Spanner: Google's Globally-Distributed Database: Review

Summary

Spanner is Google’s scalable, multi-version, globally distributed, and synchronously-replicated database. It is the first system to distribute data at global scale and support externally consistent distributed transactions. This paper describes how Spanner is structured, its feature set, the rationale underlying various design decisions, and a novel time API that exposes clock uncertainty. This paper describes how the data is distributed in spanservers, which themselves contain data structures called tablets, which are stored as files in a distributed file system called Colossus (which is GFS 2.0). It describes the data model, which allows hierarchy of tables, where the parent table’s rows are interleaved with the children tables’. The biggest innovation of Spanner is its implementation of timestamp management and linear serializability of transactions via a trusted global time, a system they call TrueTime. TrueTime represents timestamps as an interval, the timestamp +/- some uncertainty concerning the true time.
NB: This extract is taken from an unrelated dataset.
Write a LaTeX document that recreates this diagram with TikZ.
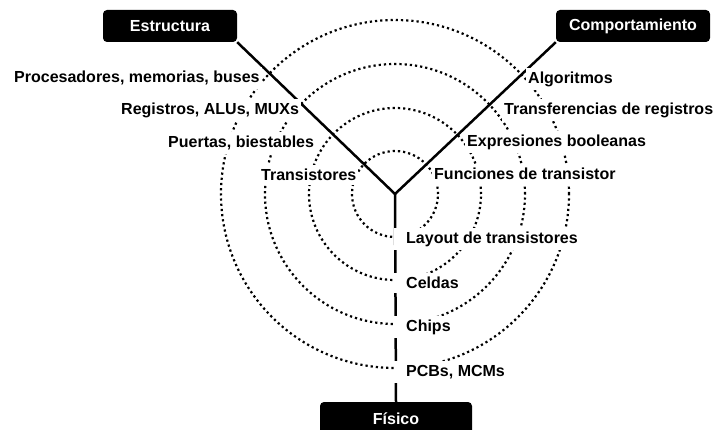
\documentclass[tikz,border=0pt]{standalone}
\usepackage{fontspec}
\setmainfont{Liberation Sans}
\usetikzlibrary{arrows,shapes,calc,positioning}

\begin{document}
\begin{tikzpicture}[x=1pt,y=-1pt]
	\tikzstyle{every node}=[font=\fontsize{16}{19}\selectfont\bfseries]
	\tikzstyle{axisbox}=[fill=black, text=white, rounded corners=4pt, inner sep=0pt]
	\tikzstyle{level}=[fill=white, inner xsep=2pt, inner ysep=4pt, anchor=west]
	\tikzstyle{phys}=[level, inner xsep=12pt]
	\tikzstyle{ring}=[line width=2.2pt, dash pattern=on 2.2pt off 3pt]
	\tikzstyle{arm}=[line width=2.5pt]
	\useasboundingbox (0,0) rectangle (715,430);
	\coordinate (c) at (395,194);
	% the three domains
	\node[axisbox, minimum width=134pt, minimum height=32pt] (estr) at (170,26) {Estructura};
	\node[axisbox, minimum width=154pt, minimum height=32pt] (comp) at (633,26) {Comportamiento};
	\node[axisbox, minimum width=152pt, minimum height=34pt] (fis) at (396,419) {Físico};
	% abstraction levels
	\foreach \r in {43,86,130,174}
		\draw[ring] (c) circle (\r pt);
	\draw[arm] (c) -- (estr.south east);
	\draw[arm] (c) -- (comp.south west);
	\draw[arm] (c) -- (fis.north);
	% structural
	\node[level] (s1) at (12,78) {Procesadores, memorias, buses};
	\node[level] (s2) at (119,110) {Registros, ALUs, MUXs};
	\node[level] (s3) at (166,143) {Puertas, biestables};
	\node[level] (s4) at (259,175) {Transistores};
	% behavioural
	\node[level] (b1) at (526,79) {Algoritmos};
	\node[level] (b2) at (502,110) {Transferencias de registros};
	\node[level] (b3) at (465,142) {Expresiones booleanas};
	\node[level] (b4) at (432,174) {Funciones de transistor};
	% physical
	\node[phys] (p1) at (394,239) {Layout de transistores};
	\node[phys] (p2) at (394,283) {Celdas};
	\node[phys] (p3) at (394,327) {Chips};
	\node[phys] (p4) at (394,372) {PCBs, MCMs};
\end{tikzpicture}
\end{document}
What I liked about this paper

a. The biggest contribution of the paper is TrueTime. For distributed transactions, a major pain point is providing the concept of wall-clock time to transactions and a lot of work has been done in this area using logical clocks by Lamport et al. But TrueTime provides linear serializability of transactions via a trusted global time system which is really innovative.
b. There is a strong use of data locality using the concept of buckets. Data are stored in tablets, which are also classified into different “buckets”. Applications can control the locality of data by carefully assigning keys to the data, thereby potentially lowering latency.
c. Despite being a predominantly systems paper, the work has a lot of theoretical underpinnings which is impressive. The authors have worked through the difficult concepts of externally consistent transactions, and providing global time. Also the evaluation methodology is pretty good, I especially liked the part where they give a good idea of the scalability of the 2 phase commit protocol.

Critical comments

a. Spanner doesn’t support the full SQL semantics which might be useful for applications like Ads databases (given in the paper). For instance, it doesn’t support secondary indices which are crucial for performance critical operations.
b. The system relies on clock time for ordering its transactions. Agreed that TrueTime is very robust and well thought through- but what will happen in case of clock failure or incorrect working of clocks in local machines (maybe they have some clock skew?)
c. Write operations use Paxos for consensus, which provides strong consistency but at the cost of latency increase for each transaction.

Questions

a. How is the performance of Spanner for advanced relational DB operations like JOINs?
b. What will happen to TrueTime (and distributed Txns) in case of clock failure or incorrect working of clocks in local machines (maybe they have some clock skew?)
c. How can we do data sharding in Spanner to achieve high read/write throughput?